* [MATERIAL FOR THE TASK]:

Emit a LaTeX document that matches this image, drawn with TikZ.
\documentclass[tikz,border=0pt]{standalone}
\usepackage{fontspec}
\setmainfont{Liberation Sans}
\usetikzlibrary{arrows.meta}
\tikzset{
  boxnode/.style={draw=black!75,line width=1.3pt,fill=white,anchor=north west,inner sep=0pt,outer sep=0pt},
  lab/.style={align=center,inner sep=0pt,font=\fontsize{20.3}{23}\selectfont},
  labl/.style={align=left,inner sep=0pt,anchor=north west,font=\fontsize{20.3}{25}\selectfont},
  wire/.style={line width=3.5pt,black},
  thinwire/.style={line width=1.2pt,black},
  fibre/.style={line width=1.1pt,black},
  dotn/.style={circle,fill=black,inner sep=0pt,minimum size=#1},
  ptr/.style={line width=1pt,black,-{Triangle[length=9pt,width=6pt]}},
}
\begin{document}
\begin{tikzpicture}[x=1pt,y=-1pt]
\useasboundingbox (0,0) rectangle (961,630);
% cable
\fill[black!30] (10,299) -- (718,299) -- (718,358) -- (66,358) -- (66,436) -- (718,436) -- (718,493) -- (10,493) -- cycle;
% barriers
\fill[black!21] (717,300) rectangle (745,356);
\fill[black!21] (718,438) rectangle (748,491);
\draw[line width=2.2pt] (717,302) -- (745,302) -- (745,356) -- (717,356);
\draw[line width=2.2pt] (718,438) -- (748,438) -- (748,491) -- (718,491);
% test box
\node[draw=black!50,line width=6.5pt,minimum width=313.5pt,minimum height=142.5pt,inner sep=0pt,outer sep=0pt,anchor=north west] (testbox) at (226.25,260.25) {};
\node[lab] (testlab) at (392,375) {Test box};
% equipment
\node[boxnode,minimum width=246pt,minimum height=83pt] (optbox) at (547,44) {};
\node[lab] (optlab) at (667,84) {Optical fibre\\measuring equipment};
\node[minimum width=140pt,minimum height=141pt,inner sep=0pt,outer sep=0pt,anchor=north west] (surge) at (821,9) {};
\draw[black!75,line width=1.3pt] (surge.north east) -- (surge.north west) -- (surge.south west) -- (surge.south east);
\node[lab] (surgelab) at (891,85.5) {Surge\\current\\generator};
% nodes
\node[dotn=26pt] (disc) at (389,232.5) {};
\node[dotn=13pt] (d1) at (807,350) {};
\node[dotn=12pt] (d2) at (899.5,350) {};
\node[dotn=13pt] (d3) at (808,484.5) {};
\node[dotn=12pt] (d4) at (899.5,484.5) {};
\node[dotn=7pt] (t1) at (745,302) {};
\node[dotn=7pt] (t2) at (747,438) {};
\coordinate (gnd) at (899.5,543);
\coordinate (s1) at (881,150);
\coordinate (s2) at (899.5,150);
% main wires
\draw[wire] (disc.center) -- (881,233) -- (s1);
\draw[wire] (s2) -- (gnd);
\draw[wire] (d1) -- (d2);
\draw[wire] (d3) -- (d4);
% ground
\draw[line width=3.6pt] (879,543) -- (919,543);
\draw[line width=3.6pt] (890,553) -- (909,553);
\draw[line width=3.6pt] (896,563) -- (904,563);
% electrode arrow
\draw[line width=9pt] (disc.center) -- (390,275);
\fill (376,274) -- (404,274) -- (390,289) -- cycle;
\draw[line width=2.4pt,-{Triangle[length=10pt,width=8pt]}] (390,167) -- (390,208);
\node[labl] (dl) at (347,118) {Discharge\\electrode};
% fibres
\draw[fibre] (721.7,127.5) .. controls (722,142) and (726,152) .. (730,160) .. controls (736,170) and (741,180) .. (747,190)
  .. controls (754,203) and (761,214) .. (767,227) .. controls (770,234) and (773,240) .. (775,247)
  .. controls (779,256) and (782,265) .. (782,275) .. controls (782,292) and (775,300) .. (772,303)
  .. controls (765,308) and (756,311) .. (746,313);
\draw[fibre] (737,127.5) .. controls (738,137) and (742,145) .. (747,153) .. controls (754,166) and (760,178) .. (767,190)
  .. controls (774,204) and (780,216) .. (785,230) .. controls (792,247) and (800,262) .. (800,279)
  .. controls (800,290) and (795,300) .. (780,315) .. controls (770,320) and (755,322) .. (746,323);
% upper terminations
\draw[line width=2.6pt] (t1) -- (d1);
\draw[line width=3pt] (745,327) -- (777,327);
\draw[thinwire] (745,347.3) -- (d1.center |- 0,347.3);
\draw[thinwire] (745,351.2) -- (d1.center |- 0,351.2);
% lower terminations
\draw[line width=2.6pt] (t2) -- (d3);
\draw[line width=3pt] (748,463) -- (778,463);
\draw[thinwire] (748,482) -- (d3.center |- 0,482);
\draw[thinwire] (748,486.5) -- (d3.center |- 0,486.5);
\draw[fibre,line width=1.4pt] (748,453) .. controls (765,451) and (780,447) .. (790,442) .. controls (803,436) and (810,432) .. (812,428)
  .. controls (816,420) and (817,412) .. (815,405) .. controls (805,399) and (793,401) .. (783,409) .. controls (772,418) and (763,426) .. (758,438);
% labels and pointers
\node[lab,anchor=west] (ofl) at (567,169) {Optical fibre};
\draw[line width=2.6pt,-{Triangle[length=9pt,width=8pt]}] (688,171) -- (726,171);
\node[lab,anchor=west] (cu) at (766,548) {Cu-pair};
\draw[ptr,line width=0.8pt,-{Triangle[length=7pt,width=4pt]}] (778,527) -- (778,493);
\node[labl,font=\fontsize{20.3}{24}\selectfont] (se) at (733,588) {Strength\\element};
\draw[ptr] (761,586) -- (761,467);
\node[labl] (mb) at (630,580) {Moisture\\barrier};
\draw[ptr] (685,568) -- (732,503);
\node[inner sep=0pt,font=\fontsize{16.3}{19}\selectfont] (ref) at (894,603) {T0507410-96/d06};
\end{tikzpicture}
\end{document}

==

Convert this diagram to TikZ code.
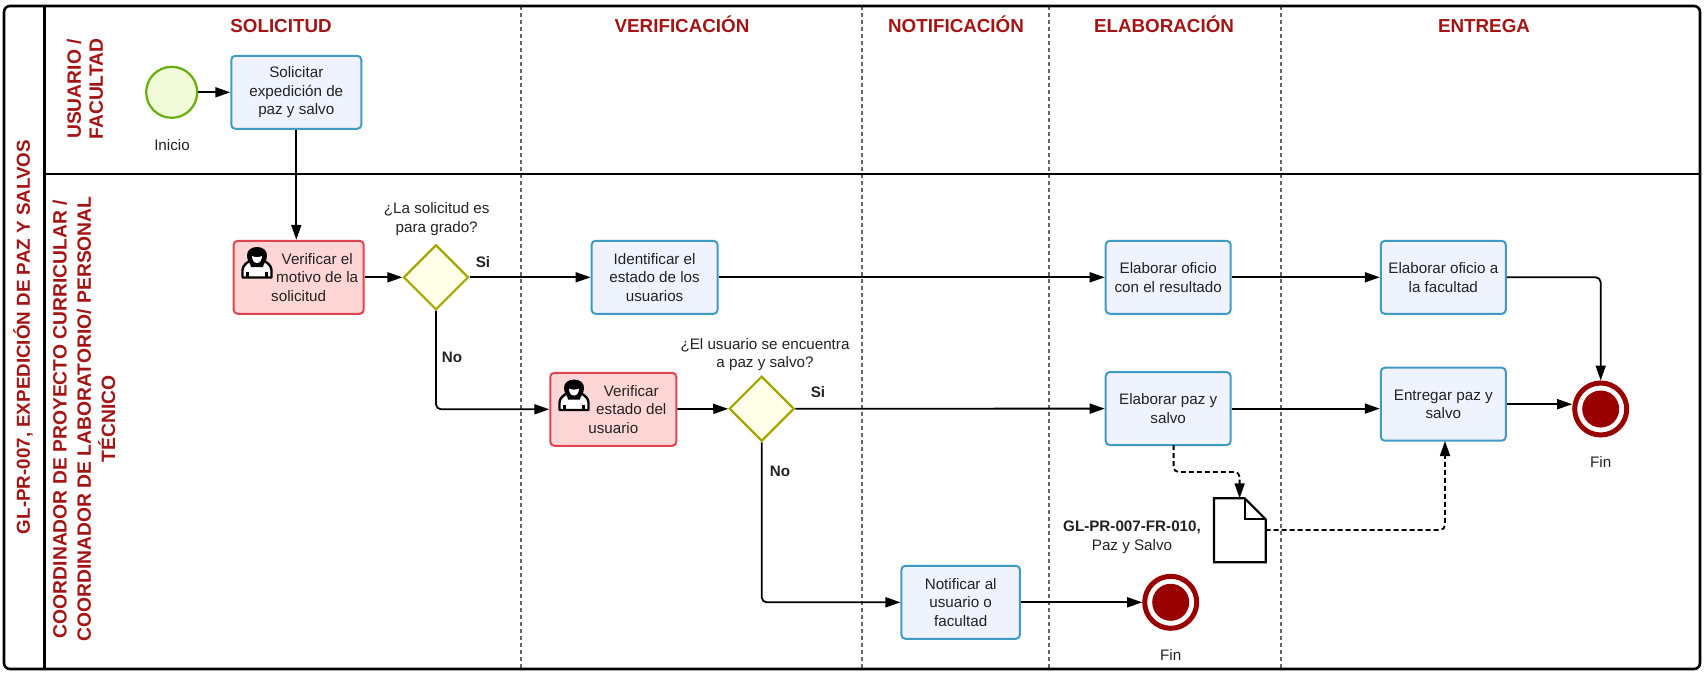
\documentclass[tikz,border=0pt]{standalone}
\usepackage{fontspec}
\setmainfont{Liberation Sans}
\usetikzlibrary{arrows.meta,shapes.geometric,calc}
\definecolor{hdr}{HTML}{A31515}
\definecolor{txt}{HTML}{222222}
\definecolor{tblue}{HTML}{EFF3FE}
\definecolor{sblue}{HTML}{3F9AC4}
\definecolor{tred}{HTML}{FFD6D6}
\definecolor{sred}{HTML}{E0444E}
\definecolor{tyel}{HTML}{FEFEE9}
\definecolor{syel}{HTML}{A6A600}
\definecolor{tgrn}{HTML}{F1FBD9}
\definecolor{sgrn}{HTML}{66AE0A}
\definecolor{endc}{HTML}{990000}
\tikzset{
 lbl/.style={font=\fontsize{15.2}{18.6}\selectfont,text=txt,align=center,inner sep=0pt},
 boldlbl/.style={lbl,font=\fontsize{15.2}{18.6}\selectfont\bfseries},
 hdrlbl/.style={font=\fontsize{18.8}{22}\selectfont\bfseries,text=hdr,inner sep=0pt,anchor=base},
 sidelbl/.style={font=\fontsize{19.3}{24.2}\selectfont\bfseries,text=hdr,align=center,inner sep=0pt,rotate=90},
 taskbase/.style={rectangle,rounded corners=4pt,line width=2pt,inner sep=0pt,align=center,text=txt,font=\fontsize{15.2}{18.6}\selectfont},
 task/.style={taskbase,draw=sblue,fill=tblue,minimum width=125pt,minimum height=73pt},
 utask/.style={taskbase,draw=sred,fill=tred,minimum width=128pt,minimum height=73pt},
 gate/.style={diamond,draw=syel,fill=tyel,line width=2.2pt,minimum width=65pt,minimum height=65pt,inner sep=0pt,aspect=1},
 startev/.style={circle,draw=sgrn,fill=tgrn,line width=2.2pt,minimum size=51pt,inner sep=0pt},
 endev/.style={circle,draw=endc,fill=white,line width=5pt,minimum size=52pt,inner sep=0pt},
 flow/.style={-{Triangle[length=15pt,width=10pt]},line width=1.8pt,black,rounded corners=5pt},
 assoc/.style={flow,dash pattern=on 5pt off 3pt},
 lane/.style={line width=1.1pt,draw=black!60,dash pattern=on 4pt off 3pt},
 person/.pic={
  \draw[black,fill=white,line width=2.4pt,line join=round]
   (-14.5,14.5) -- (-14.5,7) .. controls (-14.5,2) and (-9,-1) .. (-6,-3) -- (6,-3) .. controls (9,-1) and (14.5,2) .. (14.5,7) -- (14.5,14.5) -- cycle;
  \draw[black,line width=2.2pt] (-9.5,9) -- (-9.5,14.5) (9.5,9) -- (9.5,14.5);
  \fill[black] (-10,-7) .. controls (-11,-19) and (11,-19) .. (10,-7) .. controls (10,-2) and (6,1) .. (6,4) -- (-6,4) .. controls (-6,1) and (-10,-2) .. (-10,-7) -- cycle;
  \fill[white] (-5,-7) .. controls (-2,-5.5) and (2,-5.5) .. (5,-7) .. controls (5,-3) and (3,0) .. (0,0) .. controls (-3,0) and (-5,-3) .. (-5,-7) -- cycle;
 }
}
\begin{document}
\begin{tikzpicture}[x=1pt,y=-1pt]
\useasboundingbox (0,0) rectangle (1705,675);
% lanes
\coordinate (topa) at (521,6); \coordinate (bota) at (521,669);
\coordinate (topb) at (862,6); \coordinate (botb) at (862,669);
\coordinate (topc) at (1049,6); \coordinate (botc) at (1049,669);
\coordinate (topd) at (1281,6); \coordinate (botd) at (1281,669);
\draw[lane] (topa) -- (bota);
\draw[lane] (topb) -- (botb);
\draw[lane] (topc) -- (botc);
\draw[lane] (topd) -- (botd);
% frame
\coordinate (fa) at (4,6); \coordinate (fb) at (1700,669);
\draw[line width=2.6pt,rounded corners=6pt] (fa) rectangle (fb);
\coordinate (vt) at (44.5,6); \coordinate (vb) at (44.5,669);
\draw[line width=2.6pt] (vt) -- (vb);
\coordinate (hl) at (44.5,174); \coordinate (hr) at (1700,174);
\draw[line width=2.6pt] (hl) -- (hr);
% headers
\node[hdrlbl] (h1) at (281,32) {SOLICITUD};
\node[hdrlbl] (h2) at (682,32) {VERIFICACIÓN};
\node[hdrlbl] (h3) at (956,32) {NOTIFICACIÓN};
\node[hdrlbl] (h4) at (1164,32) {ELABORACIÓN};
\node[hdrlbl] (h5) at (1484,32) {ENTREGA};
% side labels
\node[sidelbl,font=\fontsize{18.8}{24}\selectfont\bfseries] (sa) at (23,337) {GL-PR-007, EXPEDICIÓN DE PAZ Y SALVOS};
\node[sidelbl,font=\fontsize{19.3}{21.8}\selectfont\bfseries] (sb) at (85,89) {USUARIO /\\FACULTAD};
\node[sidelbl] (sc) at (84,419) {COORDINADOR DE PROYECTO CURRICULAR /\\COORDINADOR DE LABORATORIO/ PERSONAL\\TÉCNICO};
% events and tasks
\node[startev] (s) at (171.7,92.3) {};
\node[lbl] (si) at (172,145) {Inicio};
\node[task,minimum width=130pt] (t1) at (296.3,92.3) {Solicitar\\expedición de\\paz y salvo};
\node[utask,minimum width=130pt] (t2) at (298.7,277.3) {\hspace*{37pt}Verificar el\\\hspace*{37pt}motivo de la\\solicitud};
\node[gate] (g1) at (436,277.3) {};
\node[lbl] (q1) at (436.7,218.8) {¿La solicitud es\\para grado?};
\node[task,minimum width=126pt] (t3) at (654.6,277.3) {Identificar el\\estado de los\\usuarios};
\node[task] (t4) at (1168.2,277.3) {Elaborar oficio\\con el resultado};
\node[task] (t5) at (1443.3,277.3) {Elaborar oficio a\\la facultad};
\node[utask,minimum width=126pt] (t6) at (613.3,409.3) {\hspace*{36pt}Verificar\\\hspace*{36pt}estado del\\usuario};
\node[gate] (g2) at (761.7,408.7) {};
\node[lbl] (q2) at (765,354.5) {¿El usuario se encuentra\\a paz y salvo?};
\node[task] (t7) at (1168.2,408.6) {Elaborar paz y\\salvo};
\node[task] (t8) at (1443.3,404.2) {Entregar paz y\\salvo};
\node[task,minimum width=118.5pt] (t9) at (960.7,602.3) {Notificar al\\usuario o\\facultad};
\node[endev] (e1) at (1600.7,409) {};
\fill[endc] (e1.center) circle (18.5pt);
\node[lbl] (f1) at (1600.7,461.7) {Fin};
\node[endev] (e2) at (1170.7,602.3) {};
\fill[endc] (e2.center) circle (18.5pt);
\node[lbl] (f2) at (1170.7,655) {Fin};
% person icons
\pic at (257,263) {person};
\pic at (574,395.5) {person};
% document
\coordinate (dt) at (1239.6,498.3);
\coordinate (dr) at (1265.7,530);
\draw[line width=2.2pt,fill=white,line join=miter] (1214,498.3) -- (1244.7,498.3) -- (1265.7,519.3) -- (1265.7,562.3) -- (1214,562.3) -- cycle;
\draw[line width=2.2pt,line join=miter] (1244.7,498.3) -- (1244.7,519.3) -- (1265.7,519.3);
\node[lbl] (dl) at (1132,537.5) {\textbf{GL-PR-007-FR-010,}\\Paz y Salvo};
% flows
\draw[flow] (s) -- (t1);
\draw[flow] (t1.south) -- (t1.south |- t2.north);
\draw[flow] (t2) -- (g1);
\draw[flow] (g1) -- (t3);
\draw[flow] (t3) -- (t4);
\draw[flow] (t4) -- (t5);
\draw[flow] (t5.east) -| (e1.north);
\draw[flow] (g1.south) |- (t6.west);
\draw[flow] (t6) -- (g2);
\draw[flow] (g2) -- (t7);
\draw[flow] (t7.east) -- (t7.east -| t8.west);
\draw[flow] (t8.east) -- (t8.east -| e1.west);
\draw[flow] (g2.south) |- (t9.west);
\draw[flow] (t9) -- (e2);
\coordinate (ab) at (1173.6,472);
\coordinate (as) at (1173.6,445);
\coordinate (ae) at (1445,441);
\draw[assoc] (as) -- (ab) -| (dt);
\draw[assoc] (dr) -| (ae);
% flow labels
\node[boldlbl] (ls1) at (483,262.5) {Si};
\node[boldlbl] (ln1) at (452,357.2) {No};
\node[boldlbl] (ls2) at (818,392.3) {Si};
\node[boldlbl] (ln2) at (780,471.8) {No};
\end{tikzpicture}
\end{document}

* * *

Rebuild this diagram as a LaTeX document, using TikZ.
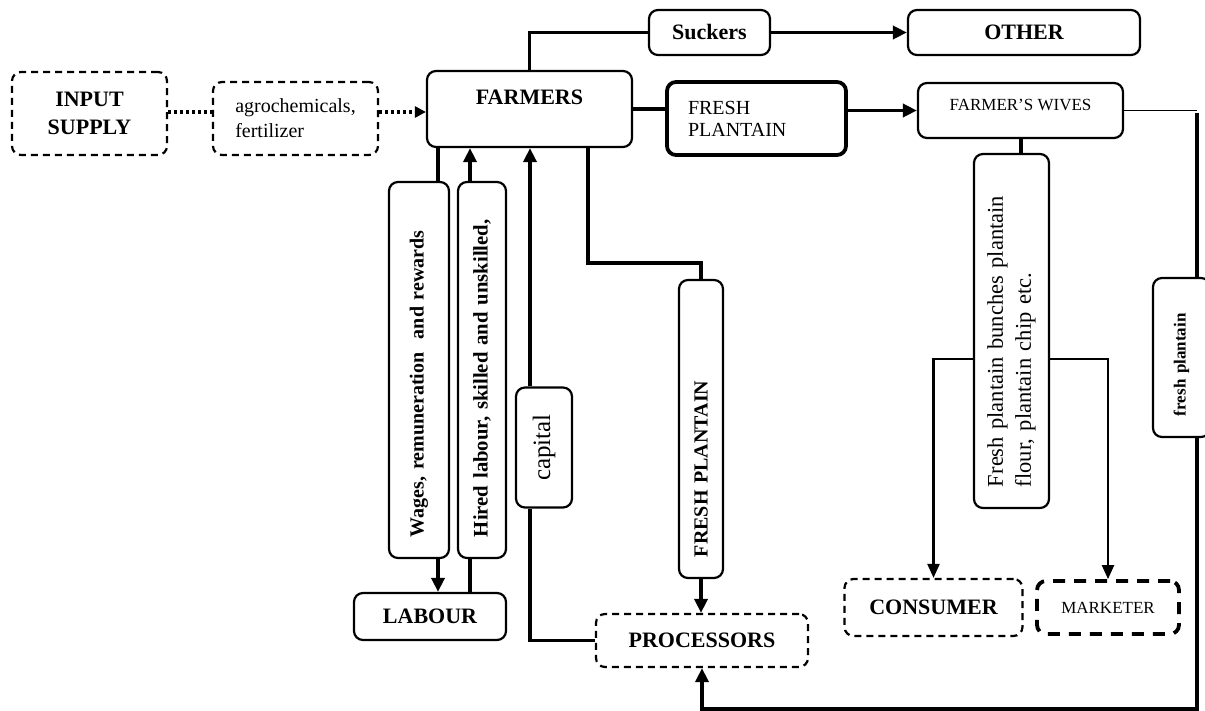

* [WHAT TO PRODUCE]:
Pick out lines containing the word "diagram", each one as written.

* [SOLUTION TO THE EXERCISE]:
Convert this diagram to TikZ code.
Rebuild this diagram as a LaTeX document, using TikZ.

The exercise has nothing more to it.